## Wednesday, September 21, 2022

### Track: Correlating Running Times versus Distance

Dear Long-Distance-Runner Nephew, William:

Thinking about how to model expected running times (T, sec) versus distance (D, m),

I figured the relationship might be:

T sec = (10 sec) (D / 100 m)^b

Where b would be b=1.0 if you could run the entire distance at the same speed you ran the 100 m.

I expected fatigue would make b>1.0, but I did not know how much greater.

I consulted the internet:

there the exponent was found to be b = 1.1 from 100m to 10 km.

The best world-record coefficient (e.g., 10 s) might be Bolt’s 9.6 s for the 100 m, but

I was most interested in the exponent, the dependence of time on distance.

In high school, I ran the mile in about 5 minutes = 300 sec.

My pitiful 100-yard dash time was about 12 sec.

The ratio of these times was about (300/12) = 25.0.

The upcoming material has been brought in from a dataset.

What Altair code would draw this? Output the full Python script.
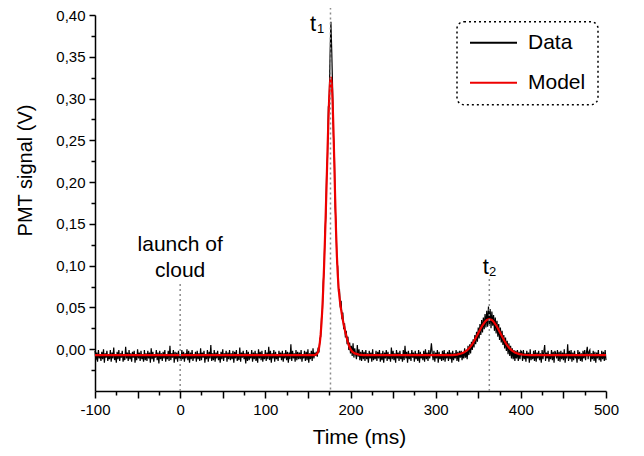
import altair as alt
import pandas as pd

FONT = "Liberation Sans, Arial, Helvetica, sans-serif"

# ---------------- Data trace (PMT signal in mV, 1 ms sampling) ----------------
data_pre_start = -100
data_pre = [
    -2, -13, -4, -15, -1, -11, -6, -14, -3, -12, 0, -16, -5, -10, -2, -14, -7, -12, -1, -15,
    -4, -11, 2, -13, -6, -16, -3, -12, -1, -14, -5, -10, -2, -15, -8, -13, 3, -11, -4, -14,
    -1, -12, -5, -15, -3, -10, -2, -16, -6, -13, 0, -11, -4, -14, -2, -12, -7, -15, -1, -13,
    -5, -14, -2, -11, -4, -16, 1, -12, -3, -15, -6, -10, -1, -13, -4, -17, -2, -12, -5, -14,
    -3, -11, -1, -15, -6, -12, -2, -14, 4, -13, -5, -10, -1, -16, -3, -12, -4, -15, -2, -11,
    -6, -14, -1, -12, -3, -15, -5, -11, 0, -13, -2, -16, -4, -12, -1, -14, -7, -11, -3, -15,
    -2, -12, -5, -14, 1, -13, -4, -10, -2, -16, -6, -12, -1, -15, -3, -11, 5, -14, -5, -13,
    -1, -15, -4, -11, -2, -13, -6, -16, -3, -12, 0, -14, -5, -10, -2, -15, -4, -12, -1, -13,
    -5, -12, -2, -16, -3, -11, -1, -14, -6, -13, 2, -15, -4, -10, -2, -12, -5, -17, -1, -14,
    -3, -13, -6, -11, -1, -15, -4, -12, -2, -14, -5, -16, 0, -11, -3, -13, -2, -15, -6, -12,
    -1, -14, -4, -12, 3, -13, -2, -16, -5, -11, -1, -15, -3, -12, -6, -14, -2, -10, -4, -13,
    -2, -15, -5, -11, -1, -13, -3, -16, -4, -12, 6, -14, -2, -11, -5, -15, -1, -13, -3, -12,
    -4, -12, -1, -15, -6, -11, -2, -14, -3, -13, 0, -16, -5, -12, -2, -14, 1, -11, -4, -8,
]
data_peak1_start = 160
data_peak1 = [
    -3, -9, 2, -4, 12, 15, 38, 46, 80, 95, 140, 158, 212, 230, 290, 296, 352, 392, 356, 312,
    255, 238, 170, 150, 105, 99, 68, 72, 50, 58, 36, 44, 24, 31, 14, 22, 6, 15, -1, 8, -5,
]
data_mid_start = 201
data_mid = [
    4, -8, 7, -10, 1, -6, -12, 5, -9, 0, -13, -3, -14, -1, -12,
    -3, -14, -1, -12, -5, -16, -2, -11, -4, -15, 0, -13, -6, -12, -2, -14, -3, -11, -1, -15,
    -5, -13, -2, -16, -4, -11, -1, -14, -3, -12, -6, -15, 2, -12, -2, -13, -5, -16, -1, -11,
    -4, -14, -2, -12, -6, -15, -1, -13, 4, -11, -3, -16, -2, -12, -5, -14, -1, -10, -4, -15,
    -2, -12, -5, -14, -1, -16, -3, -11, -6, -13, -2, -15, 0, -12, -4, -14, -1, -11, -3, 7,
    -5, -13, -2, -15, -4, -11, -1, -16, -3, -12, -6, -14, -2, -13, -1, -15, -5, -11, -3, -14,
    -1, -12, -4, -16, -2, -13, -5, -11, -1, -14, -3, -15, -2, -10,
]
data_peak2_start = 330
data_peak2 = [
    -2, -13, -4, -11, 1, -10, -3, -12, 4, -7, 6, -5, 9, -1, 12, 2, 17, 6, 21, 9,
    26, 13, 30, 17, 35, 20, 38, 24, 42, 26, 46, 27, 51, 29, 48, 25, 45, 28, 41, 22,
    38, 19, 34, 15, 30, 11, 26, 8, 22, 5, 17, 1, 14, -2, 10, -6, 7, -8, 4, -11,
    1, -12, -1, -14, -2, -11, -1, -14, -3, -12, -2,
]
data_post_start = 401
data_post = [
    -3, -14, -1, -12, -5, -15, -2, -11, -4, -16, 0, -13, -6, -12, -2, -14, -1, -15, -4, -11,
    -2, -13, -5, -16, -1, -12, -3, 5, -14, -4, -11, -2, -15, -6, -12, -1, -13, -3, -16, -2,
    -5, -11, -1, -14, -3, -15, -2, -12, -4, -13, 0, -16, -5, -11, 6, -14, -2, -12, -1, -15,
    -4, -13, -2, -11, -6, -16, -1, -12, -3, -14, -5, -15, -2, -11, -1, -13, -4, 3, -12, -3,
    -1, -15, -5, -12, -2, -14, -3, -16, -4, -11, -1, -13, -6, -15, -2, -12, -3, -14, -1, -13,
]

# ---------------- Model curve (V) ----------------
model_t = [
    -100, 150, 158, 160, 161, 162, 163, 164, 165, 166, 167, 168, 169, 170, 171, 172, 173,
    174, 175, 176, 177, 178, 179, 180, 181, 182, 183, 184, 185, 186, 187, 188, 189, 190,
    191, 192, 193, 194, 195, 196, 197, 198, 199, 200, 202, 205, 210, 215,
    320, 325, 330, 333, 337, 340, 343, 345, 348, 350, 353, 355, 358, 360, 363, 366, 368,
    371, 373, 376, 378, 381, 383, 386, 389, 393, 398, 403, 410, 500,
]
model_v = [
    -0.007, -0.007, -0.007, -0.006, -0.005, -0.003, 0.001, 0.008, 0.018, 0.032, 0.050,
    0.073, 0.100, 0.131, 0.165, 0.200, 0.237, 0.272, 0.301, 0.320, 0.326, 0.318, 0.296,
    0.262, 0.222, 0.180, 0.142, 0.112, 0.090, 0.074, 0.063, 0.054, 0.047, 0.041, 0.035,
    0.030, 0.025, 0.020, 0.016, 0.012, 0.008, 0.005, 0.002, 0.000, -0.003, -0.005,
    -0.0065, -0.007,
    -0.007, -0.0065, -0.0052, -0.004, -0.0012, 0.002, 0.0062, 0.0095, 0.0151, 0.0191,
    0.025, 0.0286, 0.033, 0.0349, 0.036, 0.0349, 0.033, 0.0286, 0.025, 0.0191, 0.0151,
    0.0095, 0.0062, 0.002, -0.0012, -0.004, -0.0058, -0.0066, -0.007, -0.007,
]

# ---------------- Markers and annotations ----------------
marker_t = [0, 176.5, 363]
marker_top = [0.078, 0.415, 0.084]
marker_bottom = [-0.05, -0.05, -0.05]

note_text = ["launch of", "cloud"]
note_t = [0, 0]
note_v = [0.1175, 0.0866]

peak_text = ["t", "t"]
peak_t = [159.5, 362.5]
peak_v = [0.381, 0.0899]
sub_text = ["1", "2"]
sub_t = [160.6, 362.7]
sub_v = [0.3786, 0.0878]

x_ticks = [-100, -75, -50, -25, 0, 25, 50, 75, 100, 125, 150, 175, 200, 225, 250, 275,
           300, 325, 350, 375, 400, 425, 450, 475, 500]
y_ticks = [-0.025, 0.0, 0.025, 0.05, 0.075, 0.1, 0.125, 0.15, 0.175, 0.2, 0.225, 0.25,
           0.275, 0.3, 0.325, 0.35, 0.375, 0.4]

# ---------------- Build tables ----------------
rows = []
for start, seg in [(data_pre_start, data_pre), (data_peak1_start, data_peak1),
                   (data_mid_start, data_mid), (data_peak2_start, data_peak2),
                   (data_post_start, data_post)]:
    for i, mv in enumerate(seg):
        rows.append({"t": start + i, "v": mv / 1000.0, "series": "Data"})
df_data = pd.DataFrame(rows)
df_model = pd.DataFrame({"t": model_t, "v": model_v, "series": "Model"})
df_mark = pd.DataFrame({"t": marker_t, "v": marker_top, "v2": marker_bottom})
df_note = pd.DataFrame({"t": note_t, "v": note_v, "label": note_text})
df_peak = pd.DataFrame({"t": peak_t, "v": peak_v, "label": peak_text})
df_sub = pd.DataFrame({"t": sub_t, "v": sub_v, "label": sub_text})

xscale = alt.Scale(domain=[-100, 500], nice=False, zero=False)
yscale = alt.Scale(domain=[-0.05, 0.40], nice=False, zero=False)

xaxis = alt.Axis(
    title="Time (ms)", values=x_ticks, grid=False,
    labelExpr="datum.value % 100 === 0 ? '' + datum.value : ''",
    tickSize={"condition": {"test": "datum.value % 50 === 0", "value": 7}, "value": 4},
    labelFlush=False, labelOverlap=False, labelPadding=4,
    titleFontSize=21, titleY=52, titleX=264, titleAlign="center", titleBaseline="alphabetic",
)
yaxis = alt.Axis(
    title="PMT signal (V)", values=y_ticks, grid=False,
    labelExpr="datum.value > -0.001 && abs(datum.value / 0.05 - round(datum.value / 0.05)) < 0.001 ? replace(format(datum.value, '.2f'), '.', ',') : ''",
    tickSize={"condition": {"test": "abs(datum.value / 0.05 - round(datum.value / 0.05)) < 0.001", "value": 6}, "value": 4},
    labelFlush=False, labelOverlap=False, labelPadding=4,
    titleFontSize=20, titleX=-64, titleY=155, titleAngle=-90, titleAlign="center",
    titleBaseline="alphabetic",
)

X = alt.X("t:Q", scale=xscale, axis=xaxis)
Y = alt.Y("v:Q", scale=yscale, axis=yaxis)

color = alt.Color(
    "series:N",
    scale=alt.Scale(domain=["Data", "Model"], range=["#000000", "#ee0000"]),
    legend=alt.Legend(
        title=None, orient="none", legendX=362, legendY=6.7,
        symbolType="stroke", symbolSize=2209, symbolStrokeWidth=2,
        labelFontSize=21, labelFont=FONT, labelOffset=10, clipHeight=18, rowPadding=19,
        labelExpr="datum.label + '\u2002'",
        padding=12, strokeColor="#000000", cornerRadius=7,
    ),
)

data_line = alt.Chart(df_data).mark_line(strokeWidth=1.2).encode(x=X, y=Y, color=color)
model_line = alt.Chart(df_model).mark_line(strokeWidth=2.2).encode(x=X, y=Y, color=color)
markers = alt.Chart(df_mark).mark_rule(color="#8c8c8c", strokeWidth=1.5, strokeDash=[2, 3]).encode(
    x=X, y=Y, y2=alt.Y2("v2:Q"))
notes = alt.Chart(df_note).mark_text(font=FONT, fontSize=21, align="center", baseline="alphabetic",
                                     color="#000000").encode(x=X, y=Y, text="label:N")
peaks = alt.Chart(df_peak).mark_text(font=FONT, fontSize=22, align="right", baseline="alphabetic",
                                     color="#000000").encode(x=X, y=Y, text="label:N")
subs = alt.Chart(df_sub).mark_text(font=FONT, fontSize=13, align="left", baseline="alphabetic",
                                   color="#000000").encode(x=X, y=Y, text="label:N")

chart = alt.layer(data_line, model_line, markers, notes, peaks, subs).properties(
    width=511, height=376,
    autosize=alt.AutoSizeParams(type="none"),
    padding={"left": 87, "top": 7, "right": 20, "bottom": 57},
).configure_view(strokeOpacity=0).configure_axis(
    labelFont=FONT, labelFontSize=15, labelColor="#000000",
    titleFont=FONT, titleFontWeight="normal", titleColor="#000000",
    domainColor="#000000", domainWidth=1.5, tickColor="#000000", tickWidth=1.5,
).configure_legend(strokeDash=[2, 3], strokeWidth=1.5)

chart.save("out.html", embed_options={"renderer": "svg", "actions": False})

The ratio of the distances was mile/dash = (5280/300) = 17.6

Which predicts a time ratio of (17.6)^1.1 = 23.4

not too different from 25.0,  assuming my approximate 12 s estimate.

For non-record-holders like myself, expect our times vs. our distances to go as

(T/To) = (D/Do)^1.1.

So, as you go from 6 k to 8 k, for example, you would expect a ratio of the times of about

(8/6)^1.1 = 1.37.

A 6k time of 21 minutes would be about 21.0 x 1.37 = 28.8 minutes, rather than simply (8/6)(21.0)=28.0. The extra 0.8 of a minute is 48 seconds.

Doubling the distance would tend to increase the time by the multiplier (2)^1.1=2.14, which is 7% longer than 2.0.

To some degree, goals like these target times can be helpful.

At other times, they might be unrealistic, too easy, or too hard.

They are interesting, though. (I was sort of a theoretical miler.)

I view this as a way to judge the likely impact of distance on your time,

rather than a way to compare oneself against world record holders.